[LU-6284] FLD read is not swabbed correctly Created: 25/Feb/15 Updated: 14/Mar/17 Resolved: 10/Sep/16 |
|
| Status: | Resolved |
| Project: | Lustre |
| Component/s: | None |
| Affects Version/s: | Lustre 2.8.0 |
| Fix Version/s: | Lustre 2.9.0 |
| Type: | Bug | Priority: | Minor |
| Reporter: | Andreas Dilger | Assignee: | nasf (Inactive) |
| Resolution: | Fixed | Votes: | 0 |
| Labels: | llnl, ppc | ||
| Issue Links: |
|
||||||||||||||||
| Severity: | 3 | ||||||||||||||||
| Rank (Obsolete): | 17615 | ||||||||||||||||
| Description |
|
The RQF_FLD_READ RPC reply format is defined with "generic_data" (RQF_GENERIC_DATA) as the second field, but in fact this is always struct lu_seq_range_array in the two places that I see it used. Since RQF_FLD_READ does not have any swabber associated with generic data, the client will not swab the FLD reply data. That doesn't cause a problem for current code, because it always assumes MDT0000 for any FID lookup, and we haven't tested DNE + PPC client systems yet, nor do we have mixed-endian MDS/OSS combinations. However, this will break for DNE + PPC clients and should be fixed. |
| Comments |
| Comment by Andreas Dilger [ 01/Oct/15 ] |
|
This is likely causing problems for ppc_review-dne-part-[12] testing. |
| Comment by Peter Jones [ 12/Aug/16 ] |
|
Fan Yong Could you please help with this one?
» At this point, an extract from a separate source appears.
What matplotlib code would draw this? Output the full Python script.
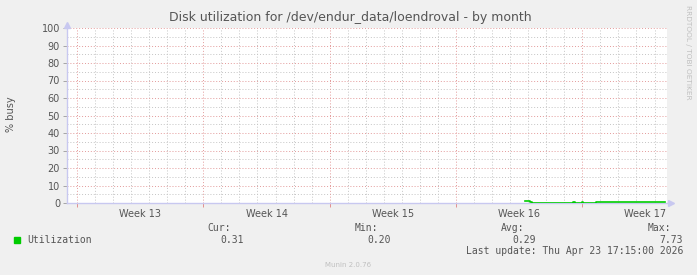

Thanks Peter |
| Comment by nasf (Inactive) [ 13/Aug/16 ] |
|
I have checked the current master and found that both the FLD-server and FLD-client have handled "lu_seq_range_array" properly as following: On the server side: int fld_server_read(const struct lu_env *env, struct lu_server_fld *fld,
struct lu_seq_range *range, void *data, int data_len)
{
...
if (rc > 0)
rc = 0;
out:
==> range_array_cpu_to_le(lsra, lsra);
...
}
On the client side: int fld_update_from_controller(const struct lu_env *env,
struct lu_server_fld *fld)
{
...
do {
rc = fld_client_rpc(fld->lsf_control_exp, range, FLD_READ,
&req);
if (rc != 0 && rc != -EAGAIN)
GOTO(out, rc);
LASSERT(req != NULL);
lsra = (struct lu_seq_range_array *)req_capsule_server_get(
&req->rq_pill, &RMF_GENERIC_DATA);
if (lsra == NULL)
GOTO(out, rc = -EPROTO);
==> range_array_le_to_cpu(lsra, lsra);
...
}
That means before the server replying FLD_READ RPC, it will convert the "lu_seq_range_array" as little-endian mode via "range_array_cpu_to_le()". And when the client receives the FLD_READ reply, it will converts the little-endian mode "lu_seq_range_array" to CPU mode via "range_array_le_to_cpu()". So there should be no cross-platforms interoperability trouble. |
| Comment by Andreas Dilger [ 14/Aug/16 ] |
|
Is there a reason we don't just register range_array_le_to_cpu() as the swabber for this buffer so that it is swabbed like normal RPC buffers as part of the RPC handling? |
| Comment by nasf (Inactive) [ 14/Aug/16 ] |
|
Honestly, I do not know the original reason for why not registered a swabber() as other RPCs do. Do you think it is good time to adjust that now? |
| Comment by Andreas Dilger [ 15/Aug/16 ] |
|
Hmm, it seems that range_array_le_to_cpu() would not be a proper function for swabbing the buffer, since this would convert the array to little endian instead of host endian. If this is registered as the swabbed function it would need to always swab the array if it is called, but it would only be called if swabbing is needed. |
| Comment by nasf (Inactive) [ 15/Aug/16 ] |
|
Yes, the current implementation will transfer the buffer as little endian on the network, and convert it as host endian in RAM when handle it. Comparing with the registered swabber solution that is only called when necessary, current implementation is NOT efficient, anyway it can work. If we replace it with the registered swabber as other RPCs do, that may cause some interoperability trouble if the peer (different host endian) still uses range_array_{le,cpu}to{cpu,le}. I think that if there will be some other on-wire protocol changes in the future, then it will be good time-point to adjust it. |
| Comment by Andreas Dilger [ 15/Aug/16 ] |
|
If we have only ever supported little-endian servers, then the only clients that would need to swab would be PPC clients, so I don't think this should cause any problems... |
| Comment by nasf (Inactive) [ 15/Aug/16 ] |
|
I may found why we did not registered a swabber() for 'FLD_READ' RPC. In theory, we can do that. But from the implementation view, it is not easy to be done within our current "struct req_msg_field" framework. Because the sequence range array is not fixed length, instead, its length depends on the 'lu_seq_range' count, that is unknown when prepare the RPC buffer. Generally, for such flexible length RPC usage, there will be a field in the RPC layout to indicate the data length. But for 'FLD_READ' RPC, we have no way to indicate the length unless we add new length filed that will broken the on-wire RPC protocol. |
| Comment by Andreas Dilger [ 02/Sep/16 ] |
|
I think the only thing that may be needed here is to add a comment at the swabbed function and at the struct definition that includes the explanation here about what is happening and why. |
| Comment by nasf (Inactive) [ 04/Sep/16 ] |
|
Here is the patch on master: |
| Comment by Gerrit Updater [ 10/Sep/16 ] |
|
Oleg Drokin (oleg.drokin@intel.com) merged in patch http://review.whamcloud.com/22309/ |
| Comment by Peter Jones [ 10/Sep/16 ] |
|
Landed for 2.9 |